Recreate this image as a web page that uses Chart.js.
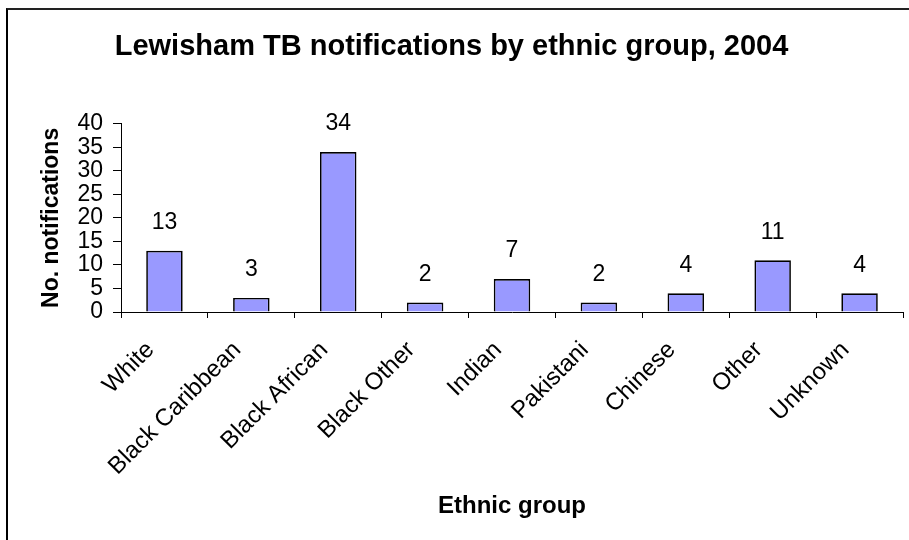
<!DOCTYPE html>
<html>
<head>
<meta charset="utf-8">
<script src="https://cdn.jsdelivr.net/npm/chart.js@4"></script>
<style>
  body { margin: 0; background: #fff; }
  #wrap { position: relative; width: 909px; height: 540px; overflow: hidden; }
  #frame { position: absolute; left: 6px; top: 8px; width: 1000px; height: 600px;
           border-left: 2px solid #000; border-top: 2px solid #222; pointer-events: none; }
  canvas { position: absolute; left: 0; top: 0; }
</style>
</head>
<body>
<div id="wrap">
  <canvas id="tb_chart" width="909" height="540"></canvas>
  <div id="frame"></div>
</div>
<script>
// Ethnic groups and the number of TB notifications for each
let groups = ['White', 'Black Caribbean', 'Black African', 'Black Other', 'Indian', 'Pakistani', 'Chinese', 'Other', 'Unknown']
let notifications = [13, 3, 34, 2, 7, 2, 4, 11, 4]
let yTicks = [0, 5, 10, 15, 20, 25, 30, 35, 40]

const font = 'Liberation Sans, Arial, sans-serif'

// Write each count above its bar
const valueLabels = {
  id: 'valueLabels',
  afterDatasetsDraw(chart) {
    const ctx = chart.ctx
    ctx.save()
    ctx.font = '23px ' + font
    ctx.fillStyle = '#000'
    ctx.textAlign = 'center'
    ctx.textBaseline = 'middle'
    chart.getDatasetMeta(0).data.forEach((bar, i) => {
      ctx.fillText(notifications[i], bar.x, bar.y - 28)
    })
    ctx.restore()
  }
}

let ctx = document.getElementById('tb_chart')
new Chart(ctx, {
  type: 'bar',
  data: {
    labels: groups,
    datasets: [{
      data: notifications,
      backgroundColor: '#9999FF',
      borderColor: '#000',
      borderWidth: 1.7,
      barPercentage: 0.42,
      categoryPercentage: 1
    }]
  },
  options: {
    responsive: false,
    animation: false,
    layout: { padding: { left: 0, right: 6, top: 0, bottom: 0 } },
    plugins: {
      legend: { display: false },
      tooltip: { enabled: false },
      title: {
        display: true,
        text: 'Lewisham TB notifications by ethnic group, 2004',
        color: '#000',
        font: { family: font, size: 29, weight: 'bold' },
        padding: { top: 30, bottom: 59 }
      }
    },
    scales: {
      x: {
        grid: { drawOnChartArea: false, offset: true, tickLength: 6, color: '#000' },
        border: { color: '#000', width: 1 },
        ticks: {
          color: '#000',
          font: { family: font, size: 24 },
          minRotation: 45,
          maxRotation: 45,
          autoSkip: false,
          labelOffset: -14,
          padding: 18
        },
        title: {
          display: true,
          text: 'Ethnic group',
          color: '#000',
          font: { family: font, size: 24, weight: 'bold' },
          padding: { top: 0, bottom: 19 }
        },
        afterFit(scale) { scale.height = 228 }
      },
      y: {
        min: 0,
        max: 40,
        afterBuildTicks(scale) { scale.ticks = yTicks.map(v => ({ value: v })) },
        grid: { drawOnChartArea: false, tickLength: 8, color: '#000' },
        border: { color: '#000', width: 1 },
        ticks: {
          color: '#000',
          font: { family: font, size: 23 },
          autoSkip: false,
          padding: 10
        },
        title: {
          display: true,
          text: 'No. notifications',
          color: '#000',
          font: { family: font, size: 23, weight: 'bold' },
          padding: { top: 38, bottom: 0 }
        },
        afterFit(scale) { scale.width = 121 }
      }
    }
  },
  plugins: [valueLabels]
})
</script>
</body>
</html>
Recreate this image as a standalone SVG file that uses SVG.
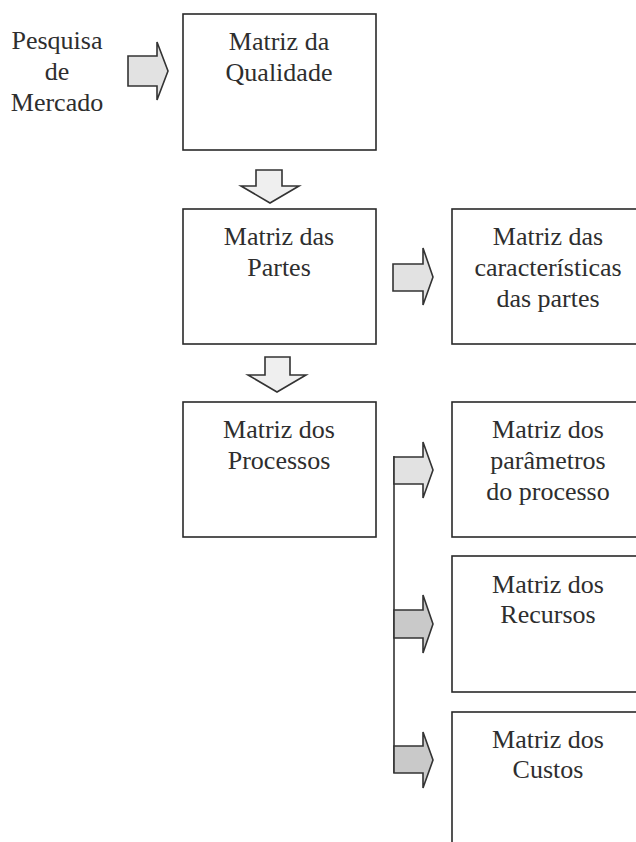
<svg xmlns="http://www.w3.org/2000/svg" width="636" height="842" viewBox="0 0 636 842">
<style>
.box{fill:#fff;stroke:#2a2a2a;stroke-width:1.6}
.t{font-family:"Liberation Serif","Times New Roman",serif;font-size:26px;fill:#2e2e2e;text-anchor:middle}
.a1{fill:#e2e2e2;stroke:#333;stroke-width:1.6;stroke-linejoin:miter}
.a0{fill:#efefef;stroke:#333;stroke-width:1.6}
.a2{fill:#c9c9c9;stroke:#333;stroke-width:1.6}
</style>
<rect width="636" height="842" fill="#fff"/>
<g id="pesquisa">
<text class="t" x="57" y="49">Pesquisa</text>
<text class="t" x="57" y="80">de</text>
<text class="t" x="57" y="111">Mercado</text>
</g>
<g id="qualidade">
<rect class="box" x="183" y="14" width="193" height="136"/>
<text class="t" x="279" y="50">Matriz da</text>
<text class="t" x="279" y="81">Qualidade</text>
</g>
<g id="partes">
<rect class="box" x="183" y="209" width="193" height="135"/>
<text class="t" x="279" y="245">Matriz das</text>
<text class="t" x="279" y="276">Partes</text>
</g>
<g id="caracteristicas">
<rect class="box" x="452" y="209" width="193" height="135"/>
<text class="t" x="548" y="245">Matriz das</text>
<text class="t" x="548" y="276">características</text>
<text class="t" x="548" y="307">das partes</text>
</g>
<g id="processos">
<rect class="box" x="183" y="402" width="193" height="135"/>
<text class="t" x="279" y="438">Matriz dos</text>
<text class="t" x="279" y="469">Processos</text>
</g>
<g id="parametros">
<rect class="box" x="452" y="402" width="193" height="135"/>
<text class="t" x="548" y="438">Matriz dos</text>
<text class="t" x="548" y="469">parâmetros</text>
<text class="t" x="548" y="500">do processo</text>
</g>
<g id="recursos">
<rect class="box" x="452" y="556" width="193" height="136"/>
<text class="t" x="548" y="593">Matriz dos</text>
<text class="t" x="548" y="623">Recursos</text>
</g>
<g id="custos">
<rect class="box" x="452" y="712" width="193" height="150"/>
<text class="t" x="548" y="748">Matriz dos</text>
<text class="t" x="548" y="778">Custos</text>
</g>
<g id="connectors">
<polygon class="a1" points="128,56 157,56 157,42 168,71 157,100 157,86 128,86"/>
<polygon class="a0" points="256,170 282,170 282,186 299,186 270,203 241,186 256,186"/>
<polygon class="a1" points="393,264 423,264 423,248 433,277 423,305 423,291 393,291"/>
<polygon class="a0" points="265,357 290,357 290,375 306,375 277,392 248,375 265,375"/>
<line x1="394" y1="456" x2="394" y2="773" stroke="#333" stroke-width="1.6"/>
<polygon class="a1" points="394,457 423,457 423,442 433,470 423,498 423,484 394,484"/>
<polygon class="a2" points="394,610 423,610 423,595 433,624 423,653 423,638 394,638"/>
<polygon class="a2" points="394,746 423,746 423,732 433,760 423,788 423,773 394,773"/>
</g>
</svg>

* [EXERCISE BRIEF]: Pictures in the records should not appear in your copy, but everything else must be transcribed exactly.

* [REPLY]:
Recreate this image as a web page that uses Chart.js.
<!DOCTYPE html>
<html>
<head>
<meta charset="utf-8">
<script src="https://cdn.jsdelivr.net/npm/chart.js@4"></script>
<style>
  body { margin: 0; background: #fff; }
  #wrap { position: relative; width: 909px; height: 540px; overflow: hidden; }
  #frame { position: absolute; left: 6px; top: 8px; width: 1000px; height: 600px;
           border-left: 2px solid #000; border-top: 2px solid #222; pointer-events: none; }
  canvas { position: absolute; left: 0; top: 0; }
</style>
</head>
<body>
<div id="wrap">
  <canvas id="tb_chart" width="909" height="540"></canvas>
  <div id="frame"></div>
</div>
<script>
// Ethnic groups and the number of TB notifications for each
let groups = ['White', 'Black Caribbean', 'Black African', 'Black Other', 'Indian', 'Pakistani', 'Chinese', 'Other', 'Unknown']
let notifications = [13, 3, 34, 2, 7, 2, 4, 11, 4]
let yTicks = [0, 5, 10, 15, 20, 25, 30, 35, 40]

const font = 'Liberation Sans, Arial, sans-serif'

// Write each count above its bar
const valueLabels = {
  id: 'valueLabels',
  afterDatasetsDraw(chart) {
    const ctx = chart.ctx
    ctx.save()
    ctx.font = '23px ' + font
    ctx.fillStyle = '#000'
    ctx.textAlign = 'center'
    ctx.textBaseline = 'middle'
    chart.getDatasetMeta(0).data.forEach((bar, i) => {
      ctx.fillText(notifications[i], bar.x, bar.y - 28)
    })
    ctx.restore()
  }
}

let ctx = document.getElementById('tb_chart')
new Chart(ctx, {
  type: 'bar',
  data: {
    labels: groups,
    datasets: [{
      data: notifications,
      backgroundColor: '#9999FF',
      borderColor: '#000',
      borderWidth: 1.7,
      barPercentage: 0.42,
      categoryPercentage: 1
    }]
  },
  options: {
    responsive: false,
    animation: false,
    layout: { padding: { left: 0, right: 6, top: 0, bottom: 0 } },
    plugins: {
      legend: { display: false },
      tooltip: { enabled: false },
      title: {
        display: true,
        text: 'Lewisham TB notifications by ethnic group, 2004',
        color: '#000',
        font: { family: font, size: 29, weight: 'bold' },
        padding: { top: 30, bottom: 59 }
      }
    },
    scales: {
      x: {
        grid: { drawOnChartArea: false, offset: true, tickLength: 6, color: '#000' },
        border: { color: '#000', width: 1 },
        ticks: {
          color: '#000',
          font: { family: font, size: 24 },
          minRotation: 45,
          maxRotation: 45,
          autoSkip: false,
          labelOffset: -14,
          padding: 18
        },
        title: {
          display: true,
          text: 'Ethnic group',
          color: '#000',
          font: { family: font, size: 24, weight: 'bold' },
          padding: { top: 0, bottom: 19 }
        },
        afterFit(scale) { scale.height = 228 }
      },
      y: {
        min: 0,
        max: 40,
        afterBuildTicks(scale) { scale.ticks = yTicks.map(v => ({ value: v })) },
        grid: { drawOnChartArea: false, tickLength: 8, color: '#000' },
        border: { color: '#000', width: 1 },
        ticks: {
          color: '#000',
          font: { family: font, size: 23 },
          autoSkip: false,
          padding: 10
        },
        title: {
          display: true,
          text: 'No. notifications',
          color: '#000',
          font: { family: font, size: 23, weight: 'bold' },
          padding: { top: 38, bottom: 0 }
        },
        afterFit(scale) { scale.width = 121 }
      }
    }
  },
  plugins: [valueLabels]
})
</script>
</body>
</html>
Recreate this image as a standalone SVG file that uses SVG.
<svg xmlns="http://www.w3.org/2000/svg" width="636" height="842" viewBox="0 0 636 842">
<style>
.box{fill:#fff;stroke:#2a2a2a;stroke-width:1.6}
.t{font-family:"Liberation Serif","Times New Roman",serif;font-size:26px;fill:#2e2e2e;text-anchor:middle}
.a1{fill:#e2e2e2;stroke:#333;stroke-width:1.6;stroke-linejoin:miter}
.a0{fill:#efefef;stroke:#333;stroke-width:1.6}
.a2{fill:#c9c9c9;stroke:#333;stroke-width:1.6}
</style>
<rect width="636" height="842" fill="#fff"/>
<g id="pesquisa">
<text class="t" x="57" y="49">Pesquisa</text>
<text class="t" x="57" y="80">de</text>
<text class="t" x="57" y="111">Mercado</text>
</g>
<g id="qualidade">
<rect class="box" x="183" y="14" width="193" height="136"/>
<text class="t" x="279" y="50">Matriz da</text>
<text class="t" x="279" y="81">Qualidade</text>
</g>
<g id="partes">
<rect class="box" x="183" y="209" width="193" height="135"/>
<text class="t" x="279" y="245">Matriz das</text>
<text class="t" x="279" y="276">Partes</text>
</g>
<g id="caracteristicas">
<rect class="box" x="452" y="209" width="193" height="135"/>
<text class="t" x="548" y="245">Matriz das</text>
<text class="t" x="548" y="276">características</text>
<text class="t" x="548" y="307">das partes</text>
</g>
<g id="processos">
<rect class="box" x="183" y="402" width="193" height="135"/>
<text class="t" x="279" y="438">Matriz dos</text>
<text class="t" x="279" y="469">Processos</text>
</g>
<g id="parametros">
<rect class="box" x="452" y="402" width="193" height="135"/>
<text class="t" x="548" y="438">Matriz dos</text>
<text class="t" x="548" y="469">parâmetros</text>
<text class="t" x="548" y="500">do processo</text>
</g>
<g id="recursos">
<rect class="box" x="452" y="556" width="193" height="136"/>
<text class="t" x="548" y="593">Matriz dos</text>
<text class="t" x="548" y="623">Recursos</text>
</g>
<g id="custos">
<rect class="box" x="452" y="712" width="193" height="150"/>
<text class="t" x="548" y="748">Matriz dos</text>
<text class="t" x="548" y="778">Custos</text>
</g>
<g id="connectors">
<polygon class="a1" points="128,56 157,56 157,42 168,71 157,100 157,86 128,86"/>
<polygon class="a0" points="256,170 282,170 282,186 299,186 270,203 241,186 256,186"/>
<polygon class="a1" points="393,264 423,264 423,248 433,277 423,305 423,291 393,291"/>
<polygon class="a0" points="265,357 290,357 290,375 306,375 277,392 248,375 265,375"/>
<line x1="394" y1="456" x2="394" y2="773" stroke="#333" stroke-width="1.6"/>
<polygon class="a1" points="394,457 423,457 423,442 433,470 423,498 423,484 394,484"/>
<polygon class="a2" points="394,610 423,610 423,595 433,624 423,653 423,638 394,638"/>
<polygon class="a2" points="394,746 423,746 423,732 433,760 423,788 423,773 394,773"/>
</g>
</svg>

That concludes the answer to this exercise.